10 responses to “Prenatal Education

  1. Sali Cosford Parker

    In 1904, the French government asked psychologist Alfred Binet for a way to predict which children would function normally in a school environment and those who might have difficulty. The government thought to place the latter in educational situations where they would receive more individual attention – thus increasing their potential to succeed in school.
    Binet and colleague Theophile Simon developed the Simon-Binet Scale based on test results of Paris schoolchildren. In the tests, children were given tasks to accomplish – following commands, copying patterns, naming objects and properly arranging or ordering things. Analyzing the results by age, Binet determined that if 70 percent of 8-year-olds could successfully accomplish the tasks, success on the test represented the 8-year-old level of intelligence. Taking the child’s test score (“mental age”) and dividing it by his/her chronological age, then multiplying by 100, resulted in that child’s “intelligence quotient.”
    Hence the term “IQ,” entered the world’s vocabulary.
    Binet and Simon were clear that their scale did not indicate an inability to learn, and feared that it would become a permanent assessment of an individual’s intellectual capability. Clearly Binet and Simon were seers as well as psychologists.

  2. Sali,
    I’m familiar with the Binet IQ test and banned it in my schools as considered it racist and unfair to children of the poor. I only allowed the performance part of the Wisk IQ test if needed.


  3. Vicki Sue McKinnis

    I had the opportunity to attend elementary school with a group of teachers who concerned themselves with providing an environment wherein our curiosity was stimulated. The arts were as much a part of the curriculum as math and science. What they taught us wouldn’t transfer to the kind of test results the government is demanding these days. It’s sad, because that teaching style set us on a course of desiring continual education and exploration. I don’t see how that will be instilled in students with teachers under the gun of the current testing fervor.

  4. Sali Cosford Parker

    I agree, Vicki – what we learned would never translate to today’s kind of tests. Of course, our teachers didn’t need to contend with “No Child Left Behind,” which freed them up to do the work they clearly loved. We were taught to think, not just regurgitate names and dates. Novel, huh?
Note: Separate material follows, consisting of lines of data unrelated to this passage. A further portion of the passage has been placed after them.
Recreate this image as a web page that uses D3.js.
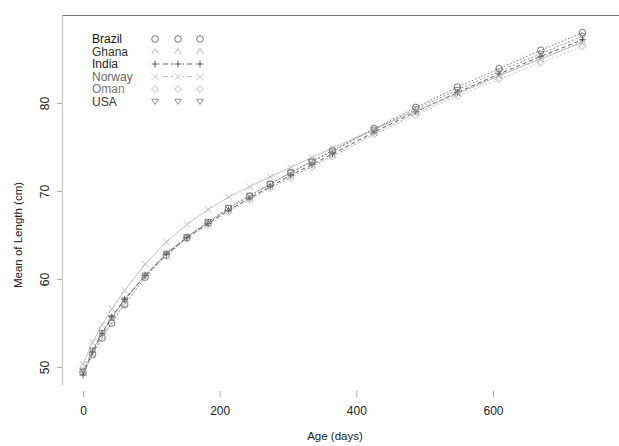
<!DOCTYPE html>
<html>
<head>
<meta charset="utf-8">
<script src="https://cdn.jsdelivr.net/npm/d3@7"></script>
<style>
  body { margin: 0; background: #fff; }
  svg text { font-family: "Liberation Sans", Arial, sans-serif; }
</style>
</head>
<body>
<svg id="chart" width="619" height="446"></svg>
<script>
// ages in days (birth, 2/4/6 weeks, then months 2..12, 14..24)
const ages = [0, 14, 28, 42, 61, 91, 122, 152, 183, 213, 244, 274, 304, 335, 365, 426, 487, 548, 609, 670, 731];

const countries = ["Brazil", "Ghana", "India", "Norway", "Oman", "USA"];

const brazil = [49.4, 51.4, 53.3, 55.0, 57.1, 60.2, 62.7, 64.7, 66.4, 68.0, 69.4, 70.8, 72.1, 73.4, 74.6, 77.1, 79.5, 81.8, 83.9, 86.0, 88.0];
const ghana  = [49.3, 51.8, 53.8, 55.6, 57.6, 60.5, 62.9, 64.8, 66.4, 67.8, 69.1, 70.4, 71.6, 72.8, 74.0, 76.5, 78.8, 81.0, 83.1, 85.1, 87.0];
const india  = [49.1, 51.7, 53.8, 55.7, 57.7, 60.4, 62.8, 64.7, 66.3, 67.8, 69.2, 70.5, 71.8, 73.0, 74.2, 76.7, 79.0, 81.2, 83.3, 85.3, 87.2];
const norway = [50.3, 52.8, 54.8, 56.6, 58.7, 61.7, 64.2, 66.2, 67.9, 69.3, 70.5, 71.6, 72.7, 73.8, 74.9, 77.0, 79.1, 81.1, 83.1, 85.0, 86.9];
const oman   = [49.3, 51.5, 53.4, 55.2, 57.2, 60.2, 62.6, 64.5, 66.1, 67.6, 69.0, 70.3, 71.5, 72.7, 73.9, 76.4, 78.6, 80.8, 82.7, 84.6, 86.4];
const usa    = [49.6, 51.9, 53.9, 55.6, 57.6, 60.4, 62.9, 64.8, 66.5, 68.1, 69.5, 70.8, 72.1, 73.3, 74.5, 77.0, 79.3, 81.5, 83.6, 85.6, 87.6];

const xTicks = [0, 200, 400, 600];
const yTicks = [50, 60, 70, 80];

const seriesValues = [brazil, ghana, india, norway, oman, usa];

// look of each country; legLine = whether the connecting line shows in the legend
const styles = [
  { sym: "circle",  color: "#555", text: "#111", dash: "1.5,2", legLine: false },
  { sym: "up",      color: "#aaa", text: "#333", dash: "2,2",   legLine: false },
  { sym: "plus",    color: "#333", text: "#222", dash: "4,3",   legLine: true },
  { sym: "cross",   color: "#b4b4b4", text: "#666", dash: null, legLine: true },
  { sym: "diamond", color: "#aaa", text: "#777", dash: "1.5,2.5", legLine: false },
  { sym: "down",    color: "#777", text: "#333", dash: "2,2",   legLine: false }
];

const svg = d3.select("#chart");

const x = d3.scaleLinear().domain([0, 600]).range([83, 493]);
const y = d3.scaleLinear().domain([50, 80]).range([367, 103]);

// frame: only top and left edges show
svg.append("line")
  .attr("x1", 62).attr("x2", 619).attr("y1", 15.5).attr("y2", 15.5)
  .attr("stroke", "#777").attr("stroke-width", 1.2);
svg.append("line")
  .attr("x1", 62.5).attr("x2", 62.5).attr("y1", 15).attr("y2", 385)
  .attr("stroke", "#c4c4c4").attr("stroke-width", 1.2);

// y axis
const yAxis = svg.append("g")
  .attr("transform", "translate(62,0)")
  .call(d3.axisLeft(y).tickValues(yTicks).tickSize(5).tickPadding(0));
yAxis.select(".domain").remove();
yAxis.selectAll(".tick line").attr("stroke", "#aaa");
yAxis.selectAll(".tick text")
  .attr("x", 0).attr("dy", 0)
  .attr("transform", "translate(-13,0) rotate(-90)")
  .attr("text-anchor", "middle")
  .attr("font-size", 12).attr("fill", "#222");

// x axis (ticks only)
const xAxis = svg.append("g")
  .attr("transform", "translate(0,391)")
  .call(d3.axisBottom(x).tickValues(xTicks).tickSize(6).tickPadding(9));
xAxis.select(".domain").remove();
xAxis.selectAll(".tick line").attr("stroke", "#aaa");
xAxis.selectAll(".tick text").attr("font-size", 12).attr("fill", "#222");

svg.append("text")
  .attr("x", 335).attr("y", 440)
  .attr("text-anchor", "middle").attr("font-size", 11.5).attr("fill", "#222")
  .text("Age (days)");

svg.append("text")
  .attr("transform", "translate(22,235) rotate(-90)")
  .attr("text-anchor", "middle").attr("font-size", 11.5).attr("fill", "#222")
  .text("Mean of Length (cm)");

// symbol drawing
function drawSymbol(g, sym, cx, cy, color) {
  const s = 3.3;
  let p = g.append("path").attr("fill", "none").attr("stroke", color).attr("stroke-width", 0.8);
  if (sym === "circle") {
    g.append("circle").attr("cx", cx).attr("cy", cy).attr("r", s)
      .attr("fill", "none").attr("stroke", color).attr("stroke-width", 0.8);
  } else if (sym === "up") {
    p.attr("d", `M${cx - s},${cy + s * 0.7} L${cx},${cy - s * 0.9} L${cx + s},${cy + s * 0.7}`);
  } else if (sym === "down") {
    p.attr("d", `M${cx - s},${cy - s * 0.7} L${cx + s},${cy - s * 0.7} L${cx},${cy + s * 0.9} Z`);
  } else if (sym === "plus") {
    p.attr("d", `M${cx - s},${cy} L${cx + s},${cy} M${cx},${cy - s} L${cx},${cy + s}`);
  } else if (sym === "cross") {
    p.attr("d", `M${cx - s},${cy - s} L${cx + s},${cy + s} M${cx - s},${cy + s} L${cx + s},${cy - s}`);
  } else if (sym === "diamond") {
    p.attr("d", `M${cx},${cy - s} L${cx + s},${cy} L${cx},${cy + s} L${cx - s},${cy} Z`);
  }
}

const line = d3.line()
  .x((d, i) => x(ages[i]))
  .y(d => y(d));

// draw each country: line then symbols
seriesValues.forEach((vals, k) => {
  const st = styles[k];
  const g = svg.append("g");
  g.append("path")
    .datum(vals)
    .attr("d", line)
    .attr("fill", "none")
    .attr("stroke", st.color)
    .attr("stroke-width", 0.8)
    .attr("stroke-dasharray", st.dash);
  vals.forEach((v, i) => drawSymbol(g, st.sym, x(ages[i]), y(v), st.color));
});

// legend
const legend = svg.append("g");
countries.forEach((name, k) => {
  const st = styles[k];
  const ly = 39 + k * 12.5;
  legend.append("text")
    .attr("x", 92).attr("y", ly + 4)
    .attr("font-size", 12).attr("fill", st.text)
    .text(name);
  if (st.legLine) {
    legend.append("line")
      .attr("x1", 155).attr("x2", 200).attr("y1", ly).attr("y2", ly)
      .attr("stroke", st.color).attr("stroke-width", 0.8)
      .attr("stroke-dasharray", "5,3");
  }
  [155, 178, 200].forEach(lx => {
    legend.append("rect")
      .attr("x", lx - 4.5).attr("y", ly - 4.5).attr("width", 9).attr("height", 9)
      .attr("fill", "#fff");
    drawSymbol(legend, st.sym, lx, ly, st.color);
  });
});
</script>
</body>
</html>
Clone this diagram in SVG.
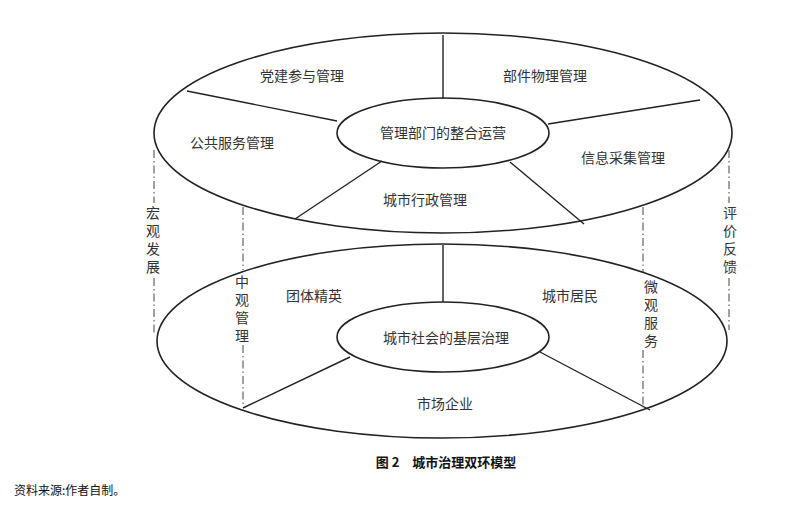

    Back in the Dark Ages when I was teaching, most of my exams were oral and all were “open book.” Three things were important: 1) ability to gather pertinent, reliable information, 2) critical analysis and 3) developing cogent and defensible arguments. Imagine trying to do that in today’s environment.

  5. It is a difficult profession to go into as teaching is looked down upon, especially elementary teachers. Having politicians that know little about education and want numbers on tests to prove competence have put the profession in a bad light. I remember when it was an honor to be a teacher.

  6. Vicki Sue McKinnis

    Indeed! Sali, Luanne will also remember that we were fortunate to be in an elementary school full of “beat nicks.” Creative writing was emphasized, and I still sing “bob-a-doo-be-dip-ba-ba-ba doo” to the tune of “Blue Skies.” I fear that teachers are being discouraged and stifled and students are not having the love of learning instilled in them.

  7. Sali Cosford Parker

    Yes, I too remember when it was an honor to be a teacher. But then I also remember when it was an honor to be an American. Wow – like, do you suppose one decline had, like, anything to do with the other?

  8. Vicki Sue McKinnis

    Sad but true, Sali. I’ve been reading The Hidden Messages in Water by Masaru Emoto lately, and noting his theory that our thoughts and words have power. Is it too much to hope that we, as a nation will turn to honesty, and with integrity live the laws of the land? If so, he gives hope for us to turn this tide around.
    I appreciate my Dad’s efforts to blog about what’s going on in an effort to wake folks up to the need to pay attention to history so it doesn’t have to repeat itself. Let’s hope for change— and fast.

  9. The decline of the country and education are both related. Ever since the labor movement created the middle class the ruling class according to plan have worked towards diminishing any power of labor through the destruction of the union movement. Union membership in the private sector has been reduced to 7% and they are now in the process of doing the same in government jobs. The attack on teachers is to break not only the teachers union, but all government employees. The Koch brothers are using tools like the Tea Party to further this plan.

  10. Vicki Sue McKinnis

    Along with destroying the middle class, it sounds like the “elite” are also using these banker debts to break down the sovereignty of each country, using the IMF loans to loot the public coffers as they transfer the debts to the tax payers. Wonder what it will take before the wake-up.